The story between them all is so intertwined. Vera is really close with Zhenia in a way that she couldn’t be with her own daughter. You know, as a mother, she couldn’t be that way, warm in that way, but as a grandmother, she could. And I think, the origin point of that is when Vera was left in an orphanage by Irina, who is now telling her story to Zhenia. So, this traumatic event affected Vera and then it affected Zhenia’s mother, Marina, and her own ability to be a mother. Then it affected Zhenia in terms of how she was mothered by Marina.
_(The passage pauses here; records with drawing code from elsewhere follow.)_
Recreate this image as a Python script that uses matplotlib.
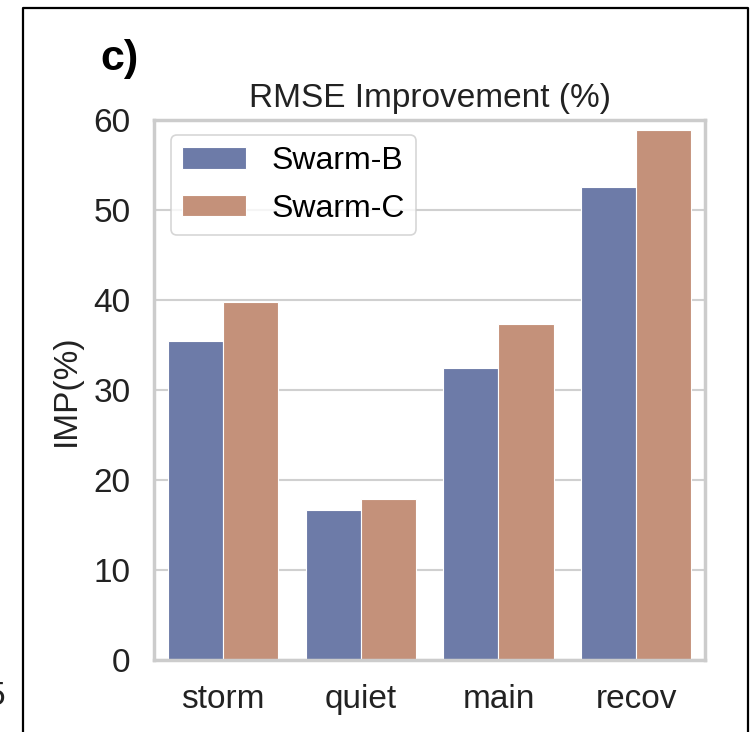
import matplotlib
matplotlib.use("Agg")
import matplotlib.pyplot as plt
import matplotlib.lines as mlines
import numpy as np

plt.rcParams["font.family"] = ["Liberation Sans", "DejaVu Sans"]

periods = ["storm", "quiet", "main", "recov"]
swarm_b = [35.5, 16.7, 32.5, 52.6]
swarm_c = [39.8, 17.9, 37.4, 58.9]
series = ["Swarm-B", "Swarm-C"]
colors = ["#6d7ba8", "#c4917a"]

fig = plt.figure(figsize=(7.51, 7.32), dpi=100)
ax = fig.add_axes([0.205, 0.0984, 0.734, 0.737])

x = np.arange(len(periods))
width = 0.4
ax.bar(x - width / 2, swarm_b, width, color=colors[0], edgecolor="white",
       linewidth=0.8, label=series[0], zorder=2)
ax.bar(x + width / 2, swarm_c, width, color=colors[1], edgecolor="white",
       linewidth=0.8, label=series[1], zorder=2)

ax.set_xlim(-0.5, len(periods) - 0.5)
ax.set_ylim(0, 60)
ax.set_yticks(np.arange(0, 61, 10))
ax.set_xticks(x)
ax.set_xticklabels(periods)
ax.tick_params(axis="both", length=0, labelsize=24, colors="#222222")
ax.tick_params(axis="y", pad=17)
ax.tick_params(axis="x", pad=17)

ax.yaxis.grid(True, color="#d0d0d0", linewidth=1.5, zorder=0)
ax.set_axisbelow(True)
for s in ax.spines.values():
    s.set_color("#cccccc")
    s.set_linewidth(2.5)

ax.set_ylabel("IMP(%)", fontsize=24, color="#222222", labelpad=8)
ax.set_title("RMSE Improvement (%)", fontsize=24, color="#222222", pad=10)

leg = ax.legend(loc="upper left", fontsize=23, handlelength=2.0,
                handleheight=0.66, borderpad=0.35, labelspacing=0.55,
                handletextpad=0.8, borderaxespad=0, fancybox=True,
                bbox_to_anchor=(0.031, 0.973))
leg.get_frame().set_edgecolor("#cccccc")
leg.get_frame().set_linewidth(1.2)

# panel label and the frame around the panel
fig.text(0.133, 0.919, "c)", fontsize=31, fontweight="bold", ha="left",
         va="center")
fig.text(0.007, 0.048, "5", fontsize=24, ha="right", va="center",
         color="#222222")
frame_x = [22.5 / 751, 22.5 / 751, 748 / 751, 748 / 751]
frame_y = [0.0, 1 - 8 / 732, 1 - 8 / 732, 0.0]
fig.add_artist(mlines.Line2D(frame_x, frame_y, color="black", linewidth=1.6,
                             transform=fig.transFigure))

fig.savefig("out.png", dpi=100)
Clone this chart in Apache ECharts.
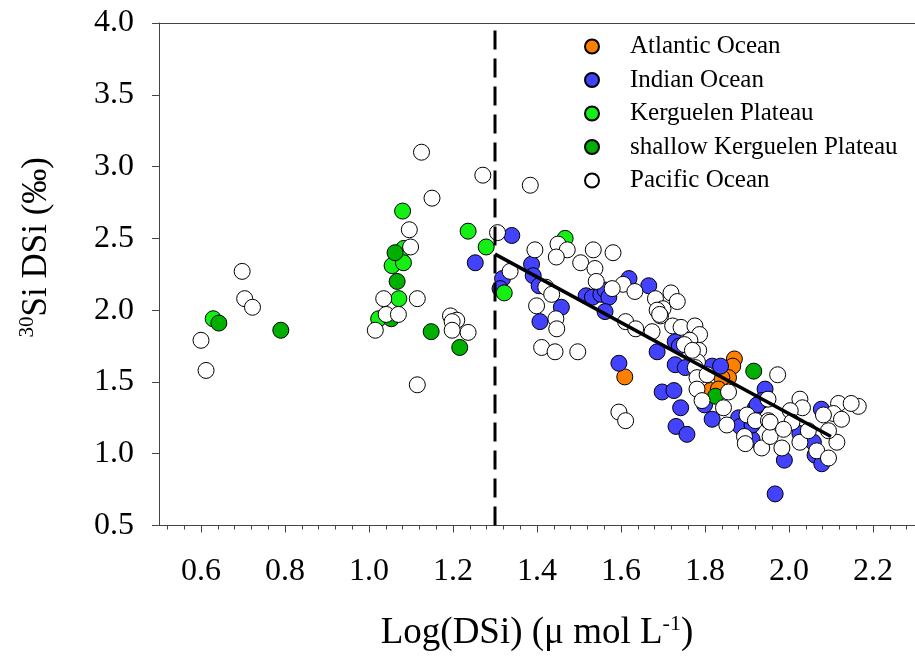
<!DOCTYPE html>
<html>
<head>
<meta charset="utf-8">
<script src="https://cdn.jsdelivr.net/npm/echarts@6/dist/echarts.min.js"></script>
<style>html,body{margin:0;padding:0;background:#fff}#c{width:915px;height:657px}</style>
</head>
<body>
<div id="c"></div>
<script>
// ---------- data ----------
const seriesNames = ['Atlantic Ocean', 'Indian Ocean', 'Kerguelen Plateau', 'shallow Kerguelen Plateau', 'Pacific Ocean'];

const atlantic = [[1.609,1.535],[1.870,1.66],[1.866,1.61],[1.856,1.53],[1.840,1.53],[1.813,1.44],[1.832,1.45]];

const indian = [[1.253,2.33],[1.340,2.52],[1.318,2.22],[1.312,2.15],[1.387,2.32],[1.391,2.24],[1.405,2.17],[1.407,1.92],
  [1.458,2.02],[1.517,2.10],[1.532,2.09],[1.552,2.11],[1.562,2.14],[1.571,2.09],[1.562,1.99],[1.619,2.22],[1.666,2.17],
  [1.595,1.63],[1.686,1.71],[1.729,1.78],[1.739,1.75],[1.729,1.62],[1.753,1.60],[1.817,1.61],[1.837,1.61],[1.698,1.43],
  [1.726,1.44],[1.742,1.32],[1.731,1.19],[1.757,1.135],[1.799,1.34],[1.817,1.24],[1.880,1.25],[1.884,1.19],[1.912,1.10],
  [1.920,1.32],[1.943,1.45],[1.935,1.37],[1.924,1.34],[1.912,1.20],[2.077,1.31],[2.026,1.14],[2.058,1.08],[2.062,0.99],
  [2.078,0.93],[1.989,0.955],[1.967,0.72]];

const kerguelen = [[0.629,1.94],[1.080,2.69],[1.236,2.55],[1.279,2.44],[1.083,2.43],[1.055,2.31],[1.082,2.33],[1.071,2.08],
  [1.023,1.94],[1.322,2.12],[1.467,2.50]];

const shallowKerguelen = [[0.6425,1.91],[0.790,1.86],[1.062,2.40],[1.067,2.20],[1.053,1.94],[1.148,1.85],[1.216,1.74],
  [1.916,1.575],[1.825,1.40]];

const pacific = [[0.600,1.79],[0.612,1.58],[0.698,2.27],[0.704,2.08],[0.7226,2.02],
  [1.125,3.10],[1.271,2.94],[1.150,2.78],[1.096,2.56],[1.099,2.44],[1.035,2.08],[1.115,2.08],[1.041,1.97],[1.070,1.97],
  [1.015,1.86],[1.194,1.96],[1.209,1.93],[1.198,1.92],[1.198,1.86],[1.236,1.845],[1.115,1.48],
  [1.306,2.54],[1.336,2.27],[1.384,2.87],[1.395,2.42],[1.450,2.46],[1.472,2.42],[1.446,2.37],[1.534,2.42],[1.581,2.40],
  [1.504,2.33],[1.538,2.29],[1.541,2.20],[1.605,2.18],[1.579,2.15],[1.421,2.16],[1.435,2.11],[1.399,2.03],[1.445,1.94],
  [1.447,1.87],[1.411,1.74],[1.443,1.71],[1.497,1.71],[1.595,1.29],[1.611,1.23],[1.633,2.13],[1.611,1.92],[1.635,1.87],
  [1.719,2.12],[1.682,2.08],[1.734,2.06],[1.700,2.01],[1.694,1.96],[1.674,1.85],[1.723,1.89],[1.743,1.88],[1.776,1.89],
  [1.787,1.83],[1.764,1.79],[1.751,1.76],[1.785,1.72],[1.782,1.64],[1.777,1.60],[1.856,1.43],[1.781,1.53],[1.781,1.45],
  [1.793,1.37],[1.844,1.32],[1.852,1.20],[1.900,1.27],[1.920,1.23],[1.951,1.23],[1.894,1.12],[1.935,1.04],[1.955,1.12],
  [1.950,1.38],[1.973,1.55],[1.896,1.07],[1.686,2.00],[1.692,1.97],[1.770,1.72],[1.805,1.55],
  [2.026,1.38],[2.032,1.32],[2.003,1.30],[2.118,1.35],[2.165,1.33],[2.148,1.35],[2.106,1.28],[2.125,1.24],[2.082,1.27],
  [1.955,1.22],[1.983,1.04],[2.007,1.22],[1.987,1.17],[2.026,1.08],[2.046,1.16],[2.066,1.02],[2.094,0.97],[2.114,1.08],
  [2.094,1.16]];

const thresholdX = [1.3, 1.3];
const thresholdY = [0.5, 4.0];
const fitX = [1.3, 2.1];
const fitY = [2.39, 1.12];

const xTickLabels = [0.6, 0.8, 1.0, 1.2, 1.4, 1.6, 1.8, 2.0, 2.2];
const yTickLabels = [0.5, 1.0, 1.5, 2.0, 2.5, 3.0, 3.5, 4.0];

// ---------- styles ----------
const colors = ['#ff8000', '#4242ff', '#14f014', '#00b000', '#ffffff'];
const FONT = '"Liberation Serif", "Times New Roman", serif';
const minorTicks = [];
for (let i = 0; i <= 45; i++) { const v = +(0.52 + i * 0.04).toFixed(2); if (v < 2.3) minorTicks.push(v); }

const seriesData = [atlantic, indian, kerguelen, shallowKerguelen, pacific];
const scatterSeries = seriesNames.map((n, i) => ({
  name: n, type: 'scatter', xAxisIndex: 0, yAxisIndex: 0,
  symbol: 'circle', symbolSize: 16, z: 2,
  itemStyle: { color: colors[i], borderColor: '#000', borderWidth: 1, opacity: 1 },
  emphasis: { disabled: true },
  data: seriesData[i]
}));

const option = {
  animation: false,
  backgroundColor: '#fff',
  grid: { left: 159, top: 23, width: 758, height: 505, containLabel: false },
  legend: {
    data: seriesNames, orient: 'vertical', left: 579, top: 29,
    itemWidth: 14, itemHeight: 14, itemGap: 8.5,
    textStyle: { fontFamily: FONT, fontSize: 25, color: '#000', lineHeight: 25, padding: [0, 0, 0, 26] },
    selectedMode: false
  },
  xAxis: [
    {
      type: 'value', min: 0.5, max: 2.3, position: 'bottom',
      axisLine: { show: true, onZero: false, lineStyle: { color: '#444', width: 1 } },
      axisTick: { show: true, inside: false, length: 7, customValues: xTickLabels, lineStyle: { color: '#444' } },
      axisLabel: { customValues: xTickLabels, formatter: v => v.toFixed(1), fontFamily: FONT, fontSize: 32, color: '#000', margin: 30 },
      splitLine: { show: false },
      name: '{a|Log(DSi) (μ mol L}{s|-1}{a|)}', nameLocation: 'middle', nameGap: 88,
      nameTextStyle: { rich: {
        a: { fontFamily: FONT, fontSize: 37, color: '#000', lineHeight: 40 },
        s: { fontFamily: FONT, fontSize: 22, color: '#000', lineHeight: 40, verticalAlign: 'top', padding: [0, 0, 14, 0] }
      } }
    },
    {
      type: 'value', min: 0.5, max: 2.3, position: 'bottom',
      axisLine: { show: false },
      axisTick: { show: true, inside: false, length: 4, customValues: minorTicks, lineStyle: { color: '#444' } },
      axisLabel: { show: false }, splitLine: { show: false }
    },
    {
      type: 'value', min: 0.5, max: 2.3, position: 'top',
      axisLine: { show: true, onZero: false, lineStyle: { color: '#444', width: 1 } },
      axisTick: { show: false }, axisLabel: { show: false }, splitLine: { show: false }
    }
  ],
  yAxis: [{
    type: 'value', min: 0.5, max: 4.0, interval: 0.5,
    axisLine: { show: true, onZero: false, lineStyle: { color: '#444', width: 1 } },
    axisTick: { show: true, inside: false, length: 7, lineStyle: { color: '#444' } },
    axisLabel: { formatter: v => v.toFixed(1), fontFamily: FONT, fontSize: 32, color: '#000', margin: 25 },
    splitLine: { show: false },
    name: '{s|30}{a|Si DSi (‰)}', nameLocation: 'middle', nameGap: 102,
    nameTextStyle: { padding: [0, 0, 0, 54], rich: {
      a: { fontFamily: FONT, fontSize: 35, color: '#000', lineHeight: 40 },
      s: { fontFamily: FONT, fontSize: 21, color: '#000', lineHeight: 40, verticalAlign: 'top', padding: [0, 0, 14, 0] }
    } }
  }],
  series: scatterSeries.concat([
    {
      name: 'threshold', type: 'line', xAxisIndex: 0, yAxisIndex: 0, symbol: 'none', silent: true, z: 5,
      lineStyle: { color: '#000', width: 3, type: [19, 9] },
      data: thresholdX.map((x, i) => [x, thresholdY[i]])
    },
    {
      name: 'fit', type: 'line', xAxisIndex: 0, yAxisIndex: 0, symbol: 'none', silent: true, z: 5,
      lineStyle: { color: '#000', width: 3.5 },
      data: fitX.map((x, i) => [x, fitY[i]])
    }
  ])
};

const chart = echarts.init(document.getElementById('c'), null, { renderer: 'canvas' });
chart.setOption(option);
</script>
</body>
</html>
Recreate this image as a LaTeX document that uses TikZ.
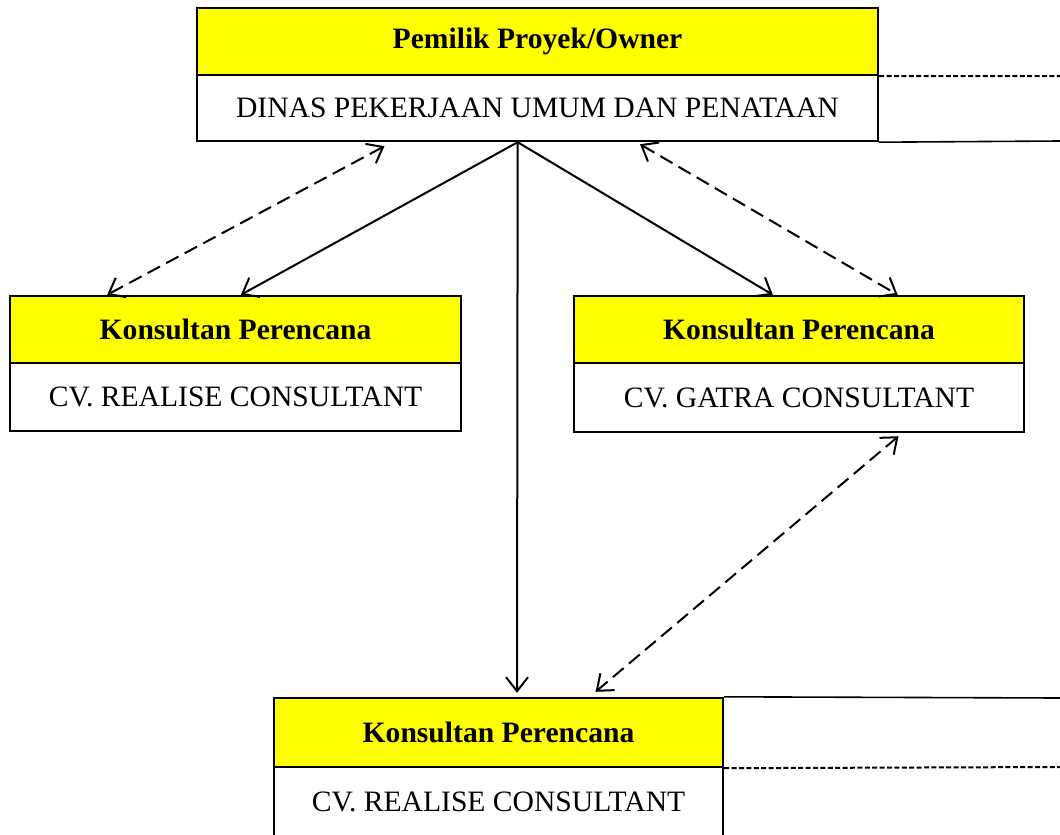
\documentclass[tikz,border=0pt]{standalone}
\usepackage{fontspec}
\setmainfont{Liberation Serif}
\usetikzlibrary{arrows.meta,calc}

\definecolor{hdryellow}{RGB}{255,255,0}

\tikzset{
  barb/.tip={Straight Barb[length=7pt,width=11pt,line width=1pt]},
  head/.style={draw, line width=1.2pt, fill=hdryellow, inner sep=0pt,
    font=\bfseries\fontsize{14.8}{16}\selectfont},
  body/.style={draw, line width=1.2pt, fill=white, inner sep=0pt,
    font=\fontsize{14.8}{16}\selectfont},
  link/.style={line width=1pt, -barb},
  dlink/.style={line width=1pt, barb-barb, dash pattern=on 7pt off 3.5pt},
  side/.style={line width=0.8pt},
  dside/.style={line width=1pt, dash pattern=on 2.5pt off 1.2pt},
}

\begin{document}
\begin{tikzpicture}[x=0.5pt, y=-0.5pt]
  \useasboundingbox (0,0) rectangle (1060,835);
  % owner
  \node[head, minimum width=340.5pt, minimum height=33.5pt] (ownerhead)
    at (537.5,41.5) {Pemilik Proyek/Owner};
  \node[body, minimum width=340.5pt, minimum height=33pt] (ownerbody)
    at (537.5,108) {DINAS PEKERJAAN UMUM DAN PENATAAN};
  % left consultant
  \node[head, minimum width=225.5pt, minimum height=33.5pt] (lefthead)
    at (235.5,329.5) {Konsultan Perencana};
  \node[body, minimum width=225.5pt, minimum height=34pt] (leftbody)
    at (235.5,397) {CV. REALISE CONSULTANT};
  % right consultant
  \node[head, minimum width=225pt, minimum height=33.5pt] (righthead)
    at (799,329.5) {Konsultan Perencana};
  \node[body, minimum width=225pt, minimum height=34.5pt] (rightbody)
    at (799,397.5) {CV. GATRA CONSULTANT};
  % bottom consultant
  \node[head, minimum width=224.5pt, minimum height=34.5pt] (bottomhead)
    at (498.5,732.5) {Konsultan Perencana};
  \node[body, minimum width=224.5pt, minimum height=35pt] (bottombody)
    at (498.5,802) {CV. REALISE CONSULTANT};

  \coordinate (e1) at (1060,76);
  \coordinate (e2) at (1060,141);
  \coordinate (e3) at (1060,698);
  \coordinate (e4) at (1060,767);

  \draw[dside] (ownerhead.south east) -- (e1);
  \draw[side] (ownerbody.south east) -- (e2);
  \draw[side] (bottomhead.north east) -- (e3);
  \draw[dside] (bottomhead.south east) -- (e4);

  % solid lines from owner
  \coordinate (src) at ($(ownerbody.south west)!.471!(ownerbody.south east)$);
  \draw[link] (src) -- ($(lefthead.north west)!.512!(lefthead.north east)$);
  \draw[link] (src) -- ($(righthead.north west)!.442!(righthead.north east)$);
  \draw[link] (src) -- ($(bottomhead.north west)!.541!(bottomhead.north east)+(0,-4)$);

  % dashed two-way lines
  \draw[dlink] ($(ownerbody.south west)!.276!(ownerbody.south east)+(0,4)$)
    -- ($(lefthead.north west)!.217!(lefthead.north east)$);
  \draw[dlink] ($(ownerbody.south west)!.65!(ownerbody.south east)+(0,2)$)
    -- ($(righthead.north west)!.718!(righthead.north east)$);
  \draw[dlink] ($(rightbody.south west)!.72!(rightbody.south east)+(0,3)$)
    -- ($(bottomhead.north west)!.715!(bottomhead.north east)+(0,-5)$);
\end{tikzpicture}
\end{document}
Someone described [Marina] her as cold or something or cruel. I don’t think she’s cruel, but she’s definitely, frozen in some way. I think once you see after Vera dies, there’s this shift in Zhenia’s relationship with her mother, this vacuum that’s left by the grandmother that her mother can now sort of fill.

Since Zhenia is pregnant and becomes a mother herself, she starts to think about things that she took for granted in a way that she hadn’t before. You know, she’s in her early 20s, she’s pretty young, but like, I think when she has her own kid, it’s when she begins to have more empathy for her own mother, which I think I definitely experienced personally.

There was this kind of amazement that my mother was able to do the things she was able to do after I knew how hard it was firsthand. So anyway, in terms of staying grounded, I feel I was very focused on Zhenia’s perspective in all this and that kept me focused.

Intergenerational stories can also feel like, sometimes they can be good, but they can sometimes also feel like a slog. You know what I mean? I mean, I feel like the metaphor of the nesting doll is pretty perfect. They’re all affecting each other in this small, encased, intense sort of package.